> [RECORDS]:
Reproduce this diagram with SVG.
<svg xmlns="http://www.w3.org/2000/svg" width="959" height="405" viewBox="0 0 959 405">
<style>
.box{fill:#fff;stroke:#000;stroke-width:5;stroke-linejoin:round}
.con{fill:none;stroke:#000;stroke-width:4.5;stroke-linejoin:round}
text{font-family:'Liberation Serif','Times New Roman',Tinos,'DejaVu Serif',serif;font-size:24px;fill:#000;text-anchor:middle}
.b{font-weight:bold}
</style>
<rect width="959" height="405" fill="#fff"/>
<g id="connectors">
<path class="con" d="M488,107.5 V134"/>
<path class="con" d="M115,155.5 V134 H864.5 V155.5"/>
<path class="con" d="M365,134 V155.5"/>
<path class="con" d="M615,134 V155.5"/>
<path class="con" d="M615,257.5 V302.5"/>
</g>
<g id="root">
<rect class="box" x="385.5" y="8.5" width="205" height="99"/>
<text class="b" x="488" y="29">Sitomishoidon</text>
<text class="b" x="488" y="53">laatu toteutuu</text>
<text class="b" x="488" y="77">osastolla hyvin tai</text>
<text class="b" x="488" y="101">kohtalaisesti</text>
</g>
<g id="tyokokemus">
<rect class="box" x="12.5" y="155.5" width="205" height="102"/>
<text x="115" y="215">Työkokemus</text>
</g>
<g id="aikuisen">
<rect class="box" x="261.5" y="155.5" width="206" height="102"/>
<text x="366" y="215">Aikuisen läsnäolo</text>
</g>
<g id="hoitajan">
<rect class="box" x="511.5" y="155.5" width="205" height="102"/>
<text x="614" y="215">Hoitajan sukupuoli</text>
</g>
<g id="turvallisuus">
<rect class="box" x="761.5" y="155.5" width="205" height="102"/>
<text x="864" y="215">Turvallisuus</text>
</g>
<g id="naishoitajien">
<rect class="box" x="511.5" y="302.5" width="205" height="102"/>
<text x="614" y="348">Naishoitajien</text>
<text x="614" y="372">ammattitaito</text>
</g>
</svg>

---

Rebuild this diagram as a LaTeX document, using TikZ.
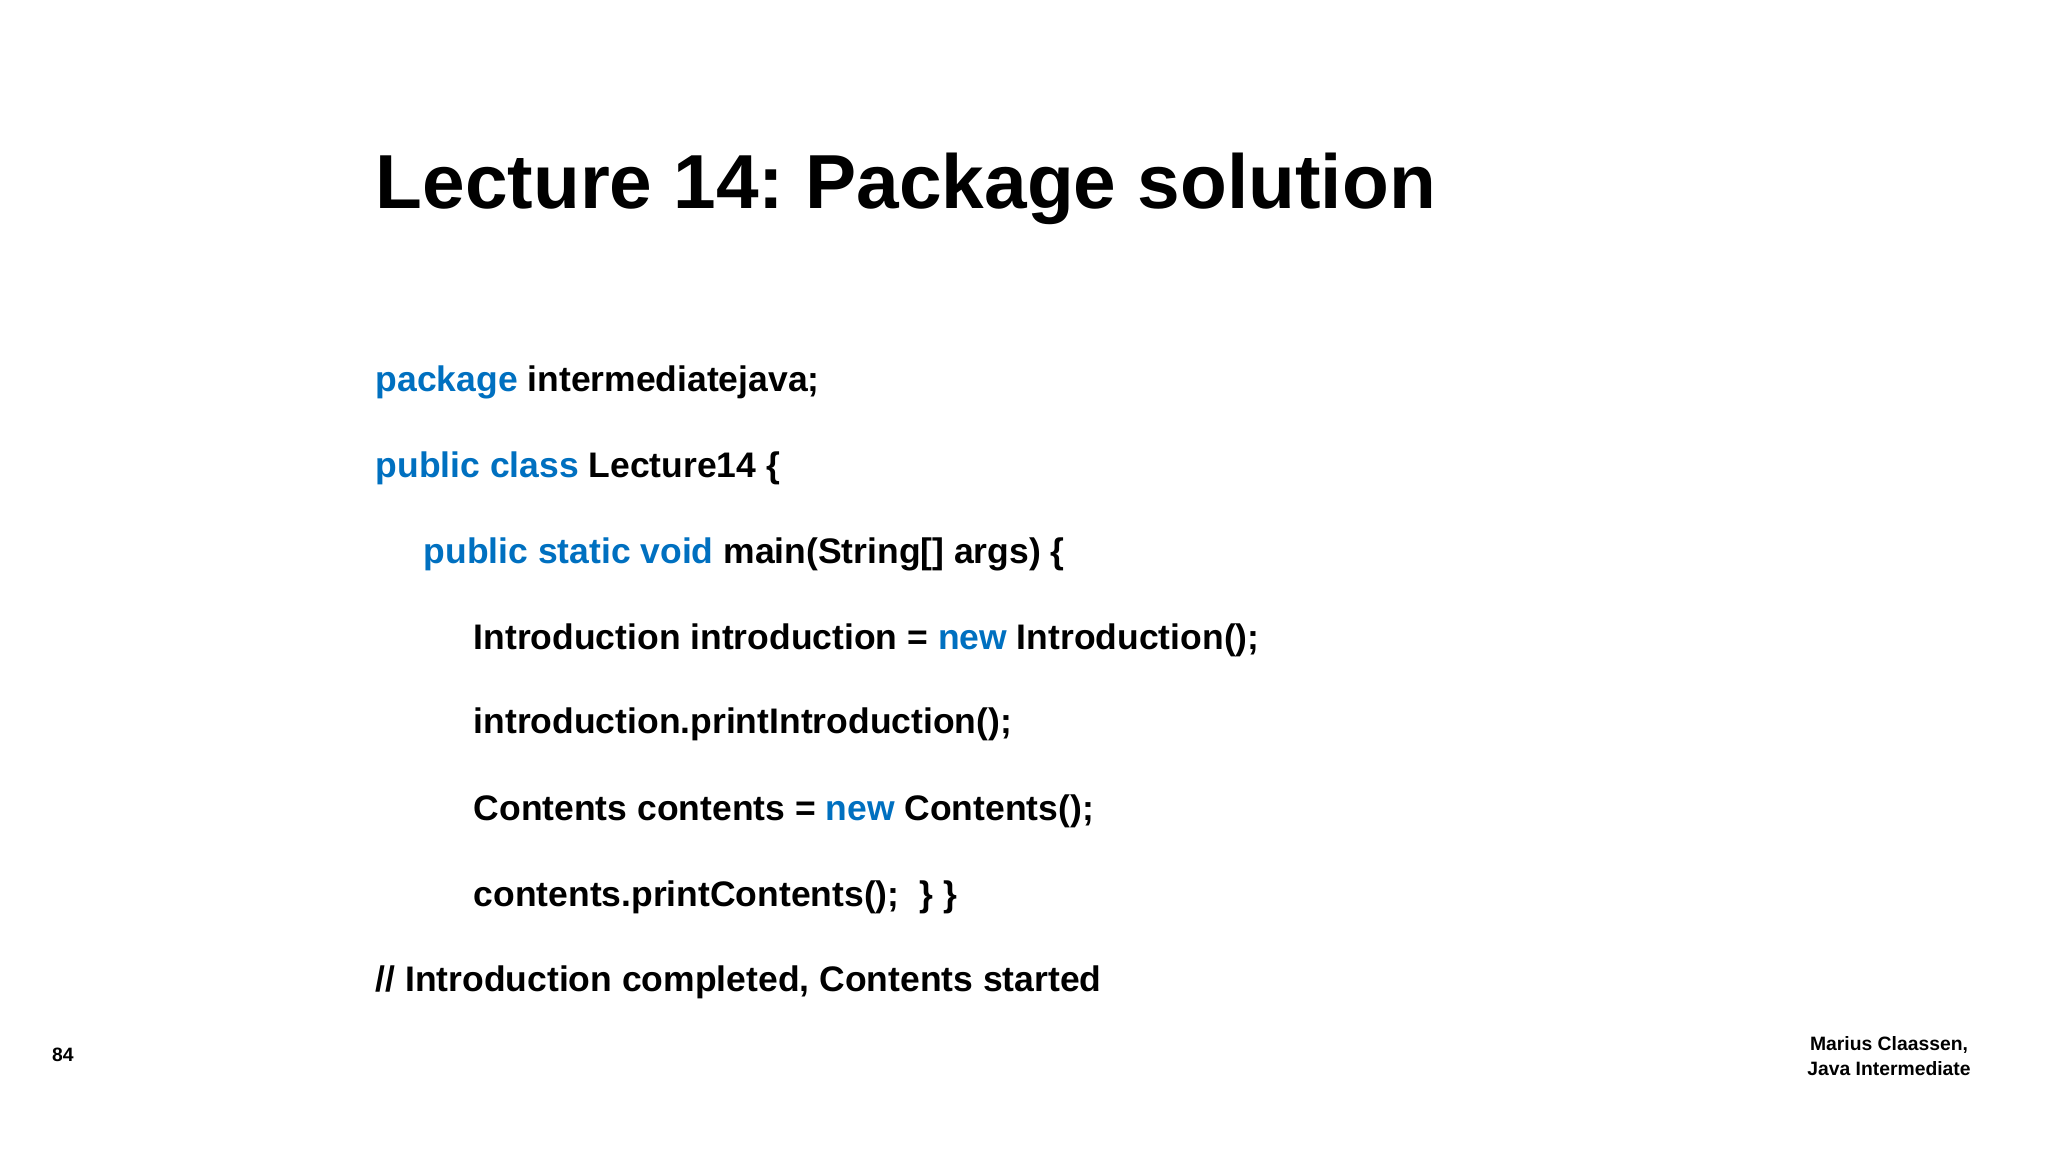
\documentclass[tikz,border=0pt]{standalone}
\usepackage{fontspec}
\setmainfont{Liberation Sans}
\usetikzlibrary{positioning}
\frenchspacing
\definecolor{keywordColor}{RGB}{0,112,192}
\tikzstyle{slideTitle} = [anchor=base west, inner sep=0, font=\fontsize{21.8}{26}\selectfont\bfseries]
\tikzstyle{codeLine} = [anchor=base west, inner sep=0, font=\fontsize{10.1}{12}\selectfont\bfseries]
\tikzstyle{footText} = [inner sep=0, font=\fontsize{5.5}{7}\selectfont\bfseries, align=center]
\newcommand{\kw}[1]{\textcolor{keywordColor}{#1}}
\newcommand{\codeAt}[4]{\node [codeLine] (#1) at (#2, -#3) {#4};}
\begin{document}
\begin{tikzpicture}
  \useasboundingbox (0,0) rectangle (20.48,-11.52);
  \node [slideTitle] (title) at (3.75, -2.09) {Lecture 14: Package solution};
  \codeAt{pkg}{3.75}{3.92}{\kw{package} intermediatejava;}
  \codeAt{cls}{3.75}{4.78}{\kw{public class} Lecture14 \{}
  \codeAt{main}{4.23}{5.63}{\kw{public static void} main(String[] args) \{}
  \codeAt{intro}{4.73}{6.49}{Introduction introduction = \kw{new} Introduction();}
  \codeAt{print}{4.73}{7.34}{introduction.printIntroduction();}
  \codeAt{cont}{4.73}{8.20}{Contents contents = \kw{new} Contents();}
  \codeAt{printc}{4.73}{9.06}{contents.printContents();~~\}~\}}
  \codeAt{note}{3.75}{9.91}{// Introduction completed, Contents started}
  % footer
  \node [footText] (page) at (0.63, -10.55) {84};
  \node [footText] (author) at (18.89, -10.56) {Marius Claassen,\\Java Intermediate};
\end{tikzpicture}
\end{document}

> [WHAT IS NEEDED]:
Within the records above, how many lines include the word "this"? State the number by itself.

> [ANSWER IN FULL]:
2